皆さまは、「需要想定」という言葉をご存知でしょうか?私は、1991年に東京電力に入社をし、料金課や営業課での現場配属を経て、企画調査部という部署に配属されました。この企画調査部で行われていた業務のひとつが需要想定です。需要想定とは、1年後や2年後、長期的には10年後や20年後に電力がどういった使われ方をしていくのかを想定し、設備投資計画を立てる仕事です。一般企業に例えるなら、どんな商品が売れるのかどれだけ売れるのか、予想して販売計画を立てることです。私は、この需要想定という仕事が東京電力という会社の全ての始まりだと思っています。

直近の想定であれば、今は蓄積されたデータがあるので、天気や気温などの条件を設定すれば概ね算出することができます。しかし、10年、20年後を予測することは容易ではありません。
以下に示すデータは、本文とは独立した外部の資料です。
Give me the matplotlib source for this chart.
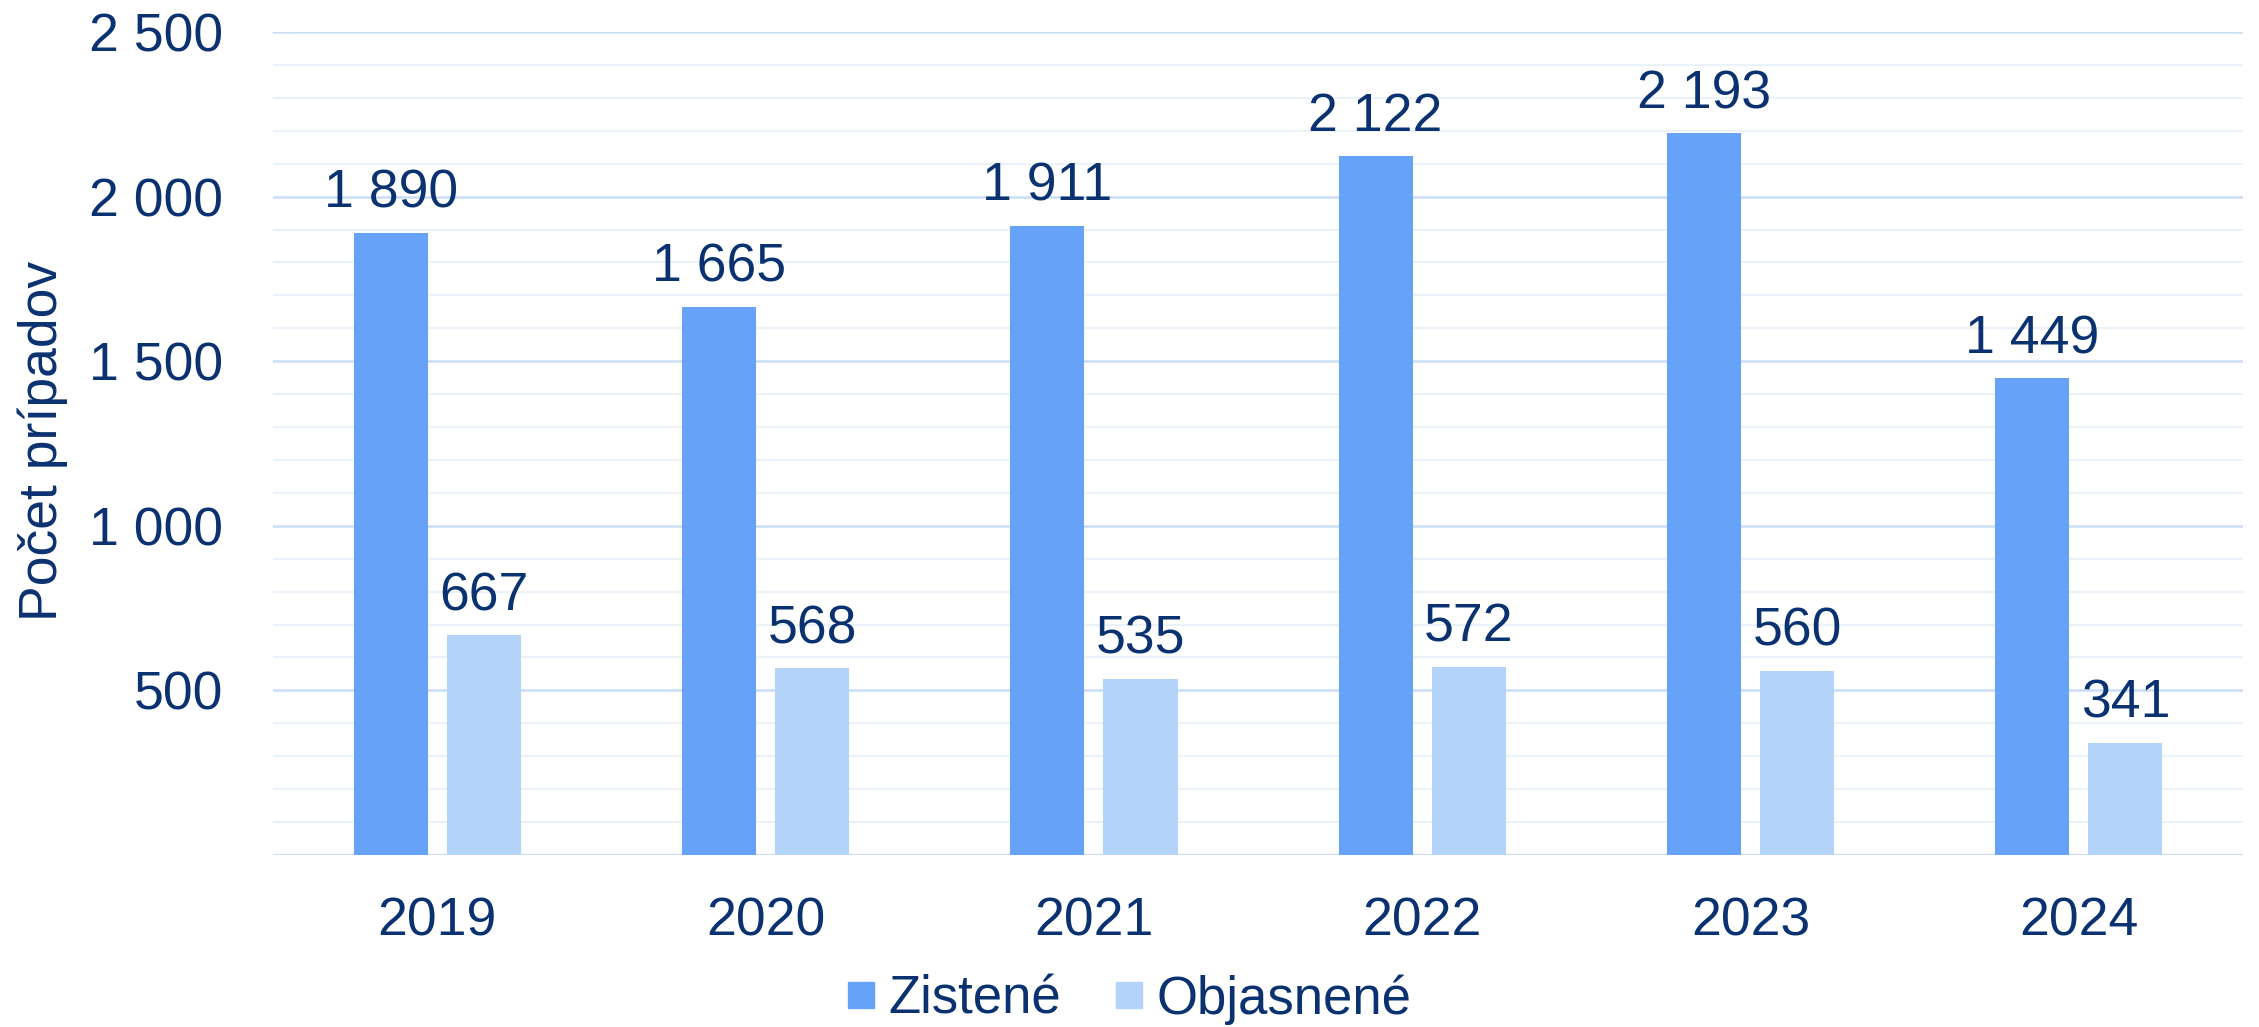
import numpy as np
import matplotlib.pyplot as plt
from matplotlib.lines import Line2D

plt.rcParams['font.family'] = ['Liberation Sans', 'DejaVu Sans']

years = ["2019", "2020", "2021", "2022", "2023", "2024"]
zistene = [1890, 1665, 1911, 2122, 2193, 1449]
objasnene = [667, 568, 535, 572, 560, 341]
series_names = ["Zistené", "Objasnené"]
yticks = [500, 1000, 1500, 2000, 2500]

dark = '#66A3F8'
light = '#B3D3F8'
navy = '#0B3270'
grid_major = '#C9DDF5'
grid_minor = '#EAF3FC'

def fmt(v):
    return f"{v:,}".replace(",", " ")

fig = plt.figure(figsize=(22.59, 10.27), dpi=100)
ax = fig.add_axes([0.1209, 0.1675, 0.872, 0.8013])

x = np.arange(len(years))
off = 0.1418
w = 0.226

# light minor lines every 100, stronger ones every 500
for m in range(100, 2501, 100):
    if m % 500:
        ax.axhline(m, color=grid_minor, lw=1.5, zorder=0)
    else:
        ax.axhline(m, color=grid_major, lw=1.8, zorder=0)
ax.axhline(0, color=grid_major, lw=2.2, zorder=1)

b1 = ax.bar(x - off, zistene, w, color=dark, zorder=2)
b2 = ax.bar(x + off, objasnene, w, color=light, zorder=2)

for bars, vals in [(b1, zistene), (b2, objasnene)]:
    for r, v in zip(bars, vals):
        ax.annotate(fmt(v), (r.get_x() + r.get_width() / 2, v),
                    xytext=(0, 18), textcoords='offset points',
                    ha='center', va='baseline', fontsize=38.5, color=navy)

ax.set_xlim(-0.5, len(years) - 0.5)
ax.set_ylim(0, 2500)
ax.set_xticks(x)
ax.set_xticklabels(years)
ax.set_yticks(yticks)
ax.set_yticklabels([fmt(v) for v in yticks])
ax.tick_params(axis='both', length=0, labelsize=38.5, colors=navy)
ax.tick_params(axis='y', pad=36)
ax.tick_params(axis='x', pad=30)
for s in ax.spines.values():
    s.set_visible(False)

fig.text(0.019, 0.5706, "Počet prípadov", rotation=90, ha='center', va='center',
         fontsize=38.5, color=navy)

handles = [Line2D([], [], marker='s', ls='none', markersize=19.4, color=c)
           for c in (dark, light)]
fig.legend(handles, series_names, loc='center', bbox_to_anchor=(0.4996, 0.027),
           ncol=2, frameon=False, fontsize=38, labelcolor=navy,
           handlelength=0.6, handletextpad=0.22, columnspacing=0.98,
           borderaxespad=0, borderpad=0)

fig.savefig("out.png", dpi=100)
もし、エアコンが1家に1台ではなく、1部屋に1台が当たり前になった場合、使用される電力は大きく変わってきます。トイレのウォシュレットだってそうです。開発された当時、ここまで普及するなんて誰も想像できなかったのではないでしょうか。でも今は、当たり前に機能として備わっており、一般家庭にも広く普及しています。今は「有り得ない」ことを頭の中でイメージしながら、未来を予測していく。この予測をもとに、新しい設備計画や運用計画を立てることで、お客様へ電力を安定供給することができるのです。

もちろん、家庭用電力の話だけではありません。産業界で起こることも同様に想定していかなければならないのですが、実際に起きるかどうかもわからないシナリオをチームで描いていき、そのシナリオが100億、200億という会社の収支を左右します。当時はとてもプレッシャーでしたが、だからこそ、やりがいのある仕事でした。

そして、この需要想定は「電力の自由化」にも大きく関係してきます。電力の自由化によって、他社の参入が増える中、私たちが一番に考えなければならないことは、電力の安定供給です。そのためには、電力の自由化を前提とした需要想定が必要でした。私は需要想定をするチームに所属していたので、今後、東京電力はいかなる経営を行うべきか、自由化はどういうシステムであるべきかに関する政策を取り纏める担当となり、電力の自由化への対応にあたりました。電力の自由化については、また後日お話しさせていただきます。